Ducks Just Drew A New Line Around Several Young Players

The Anaheim Ducks have strategically repositioned their talent pool by extending qualifying offers to seven restricted free agents, yet the decision to release four notable prospects has sparked intrigue ahead of the NHL free agency period.

The Anaheim Ducks made their biggest qualifying-offer decisions before Monday’s 2 p.m. PST deadline, and the list tells you a lot about how Pat Verbeek is sorting the organization’s depth chart.

Out of 11 pending RFAs, Anaheim extended qualifying offers to seven. The group included center Leo Carlsson, left winger Cutter Gauthier, defenseman Pavel Mintyukov, defenseman Tyson Hinds, goaltender Vyacheslav Buteyets, goaltender Calle Clang and left winger Sasha Pastujov.

That means the Ducks kept the obvious core pieces in the fold. Carlsson, Gauthier, Mintyukov and Hinds were the cleanest decisions on the board as NHL roster players, while Buteyets and Pastujov were qualified as AHL players.

Clang’s qualifying offer stood out a little more. The 24-year-old had recently signed a two-year deal with Rogle BK in the SHL, the same club he played for before coming to North America and joining the San Diego Gulls. Anaheim’s move appears aimed at holding onto his rights in case his path eventually circles back to North America after a reset in Sweden.

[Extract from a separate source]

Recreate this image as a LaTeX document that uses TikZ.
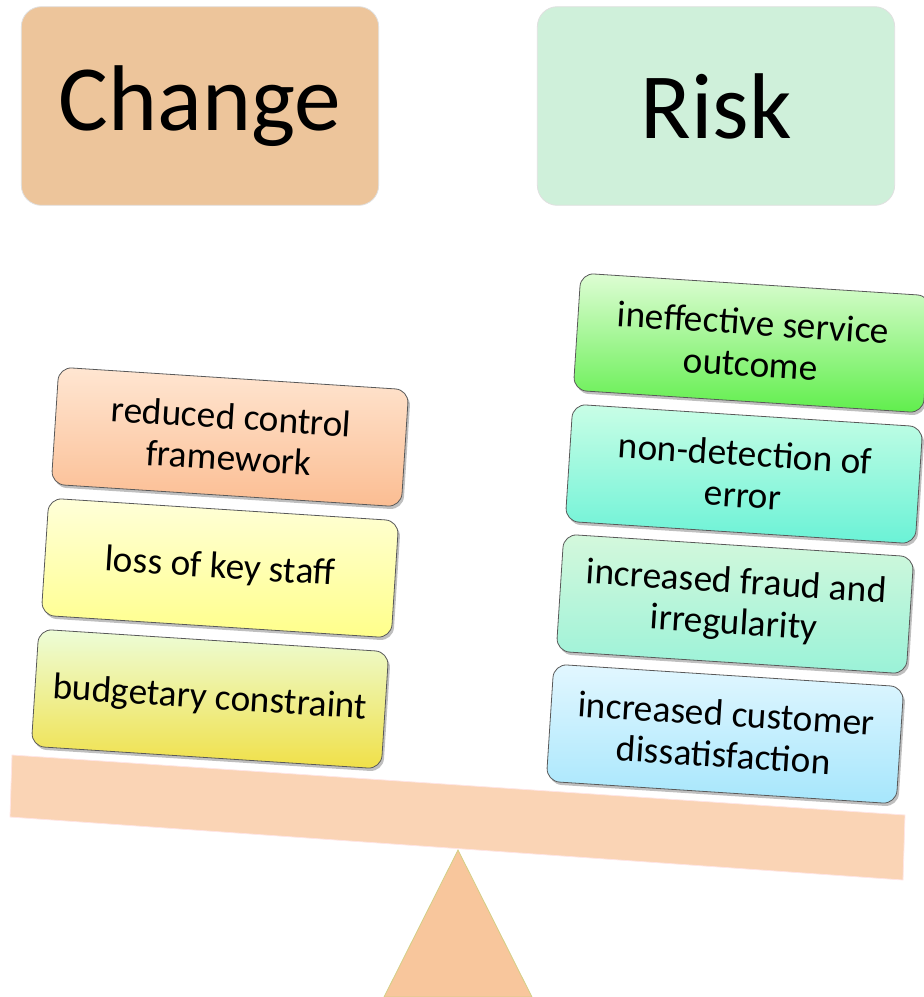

Four Ducks prospects were not tendered qualifying offers and will head to the open market on July 1 at 9 a.m. PST if they remain unsigned before then: defenseman Jeremie Biakabutuka, defenseman Kyle Masters, center Jan Mysak and right winger Jaxsen Wiebe.

Biakabutuka, 24, came to Anaheim from the St. Louis Blues in the Cam Fowler deal, along with a 2027 second-round pick going back to the Ducks and a 2027 fourth-round pick heading the other way. He logged just 11 games with the Gulls and 75 games with the Tulsa Oilers during his time in the organization.

Masters, 23, had only been acquired two days earlier, on the second day of the 2026 NHL Entry Draft. Anaheim got him and a sixth-round pick, Noah Kosick, from the Carolina Hurricanes in exchange for the signing rights to defenseman John Carlson. Since then, Masters’ signing rights have been traded back to Carolina for the signing rights to AHL center Noah Philp, 27.

Mysak, 24, arrived from the Montreal Canadiens two years ago in the Jacob Perreault trade. Like Clang, he has already signed a two-year deal in the SHL, with HV71. He played 138 games for the Gulls over two and a half years in the Ducks organization.

Wiebe, 24, signed an entry-level contract as an undrafted free agent in March 2023 and spent his Anaheim tenure bouncing between the AHL and ECHL.